News - OnLine

GMHS Ranks 23rd in Newsweek List
Of Nation’s Top 1,000 Public Schools

By Margaret Lipman (May 20, 2005)

Although George Mason High School fell to 23rd place this year in Newsweek magazine’s annually-compiled list of the nation’s top 1,000 public schools, school officials are still very confident about the level of quality and difficulty in a GMHS education and have made several conclusions about what caused the drop in the rankings.

The nationally recognized list, which appeared in the May 16 issue of Newsweek, is the brainchild of Jay Mathews, an education reporter for The Washington Post. Mathews’s system is based on the reasoning that a more challenging school equates to a better school. The Challenge Index is based on the school’s ratio which is determined by dividing the total number of IB or AP exams taken by all students by the number of graduating seniors. Public schools with extremely strict admissions requirements, such as most magnet schools, are not included in the rankings.

Jefferson County IB High School in Irondale, Alabama (which consists solely of students involved in the IB Diploma Program) topped the list for 2004 with a challenge index of 10.755. GM’s latest ratio was 4.098 and ranked 23rd. This challenge ratio is actually higher than it was five years ago, when GM ranked #2 on the Newsweek list with a rating of 3.743, although it is a drop from 2003, when GM ranked 6th with a rating of 4.365. In the last seven years, George Mason has stayed within the top six public schools in similar rankings in The Washington Post Magazine. And although not completely consistently, GM’s challenge ratio has also been steadily increasing during that time.

Principal Bob Snee was confident that George Mason has consistently challenged its students over the years, regardless of the school’s ranking on this particular scale. He also noted that more and more schools are offering IB and AP classes, which is good for American education in general, even if the expanding number may keep GM from the top of the list.

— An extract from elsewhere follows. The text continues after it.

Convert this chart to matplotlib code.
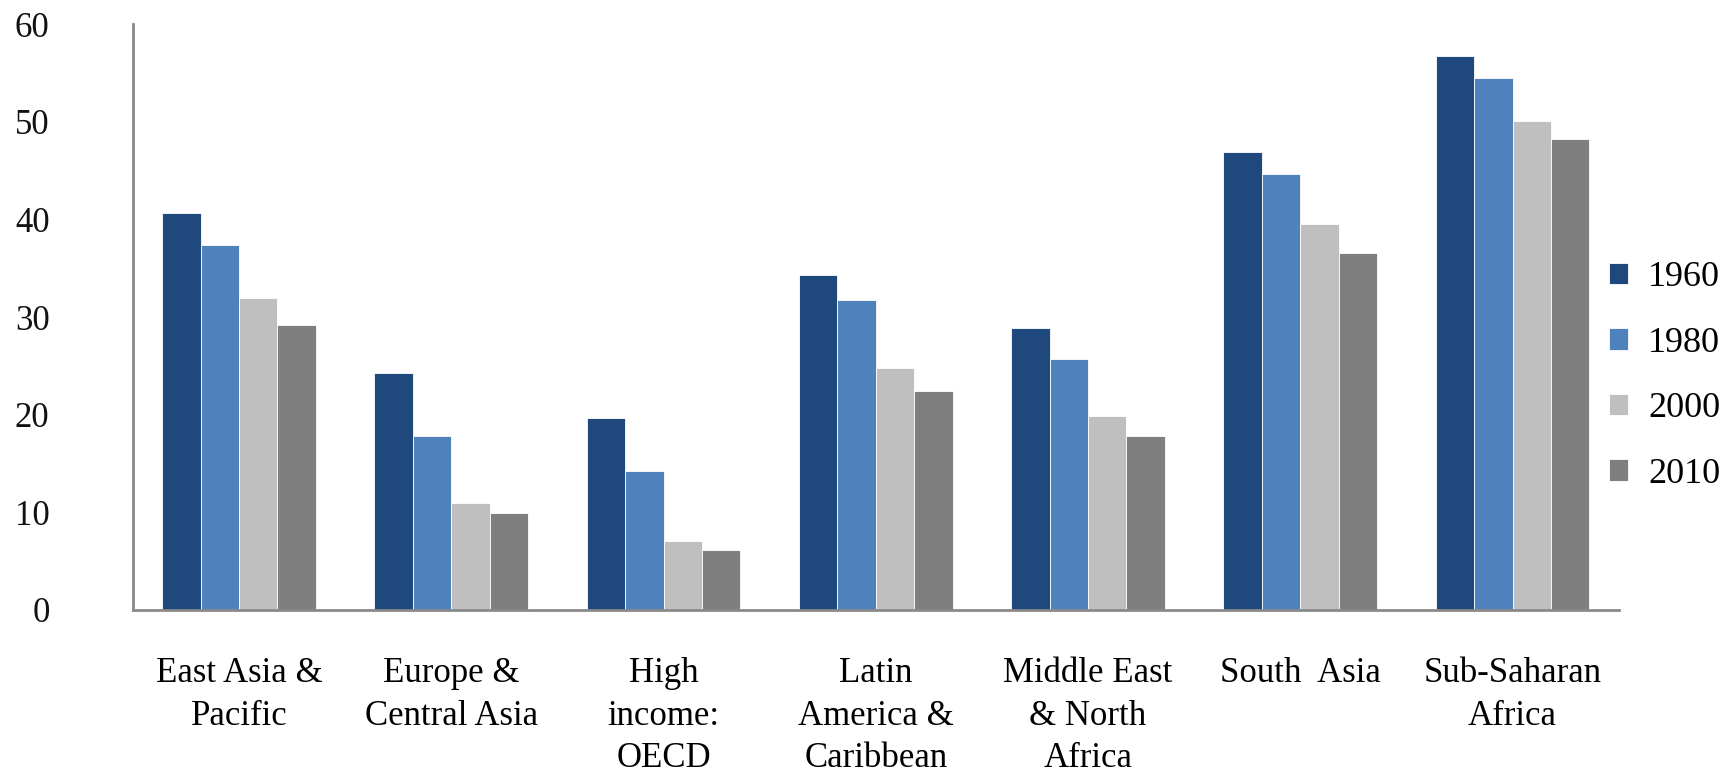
import numpy as np
import matplotlib
matplotlib.use("Agg")
import matplotlib.pyplot as plt

plt.rcParams['font.family'] = ['Liberation Serif', 'DejaVu Serif']

regions = ["East Asia &\nPacific", "Europe &\nCentral Asia", "High\nincome:\nOECD",
           "Latin\nAmerica &\nCaribbean", "Middle East\n& North\nAfrica",
           "South  Asia", "Sub-Saharan\nAfrica"]
years = ["1960", "1980", "2000", "2010"]
v1960 = [40.7, 24.3, 19.7, 34.3, 28.9, 46.9, 56.7]
v1980 = [37.4, 17.8, 14.2, 31.7, 25.7, 44.7, 54.5]
v2000 = [31.9, 11.0, 7.1, 24.8, 19.9, 39.5, 50.1]
v2010 = [29.2, 9.9, 6.1, 22.4, 17.8, 36.6, 48.2]
colors = ["#1F497D", "#4F81BD", "#BFBFBF", "#7F7F7F"]

fs = 25

fig = plt.figure(figsize=(17.33, 7.78), dpi=100)
ax = fig.add_axes([0.0767, 0.216, 0.934 - 0.0767, 0.969 - 0.216])

x = np.arange(len(regions))
w = 0.181
series = [v1960, v1980, v2000, v2010]
for i, vals in enumerate(series):
    ax.bar(x + (i - 1.5) * w, vals, width=w, color=colors[i], label=years[i],
           edgecolor="white", linewidth=0.6)

ax.set_xlim(-0.5, 6.5)
ax.set_ylim(0, 60)
ax.set_yticks(range(0, 61, 10))
ax.set_xticks(x)
ax.set_xticklabels(regions, fontsize=fs, linespacing=1.38)
ax.tick_params(axis='x', length=0, pad=34)
ax.tick_params(axis='y', length=0, pad=60, labelsize=fs)
for t in ax.get_yticklabels():
    t.set_color("#111111")

for s in ["top", "right"]:
    ax.spines[s].set_visible(False)
for s in ["left", "bottom"]:
    ax.spines[s].set_color("#8a8a8a")
    ax.spines[s].set_linewidth(2)

fig.legend(loc="center left", bbox_to_anchor=(1609 / 1733, 1 - 376 / 778),
           frameon=False, fontsize=fs + 1, handlelength=0.53, handleheight=0.53,
           handletextpad=0.55, labelspacing=0.9, borderpad=0, borderaxespad=0)

fig.savefig("out.png", dpi=100)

"Our relative movement over the years in the index indicates that other schools are waking up to offering more challenging courses," Principal Snee said.

Principal Snee stressed that Mathews’s ratio does not in any way take into account how successful the students are on their IB and/or AP exams, but merely how well the school follows through with offering, teaching, and testing advanced classes. "(The ratio) has validity in that he (Mathews) does not tout this to be anything except a measure of how our schools are challenging our students with rigorous classes," he said.

Brian Dickson, the IB coordinator at GM, agreed with Snee’s assessment of the list. He had his own doubts about a ratio measuring "participation, not quality," and noted that some schools’ high ratios probably meant that many students were taking both IB and AP exams for the same classes, a practice not done at GM.

Mr. Dickson said that "student groups are like wine" in that their make-up fluctuates each year. He predicted that the GMHS classes of ’05, ’06, and ’07 could possibly increase the ranking in the coming years due to very heavy participation in the IB program. He admitted, however, that if additional schools begin offering IB and AP courses, GM’s position on the list could continue to fluctuate, even if the challenge ratio remains constant, as it usually has.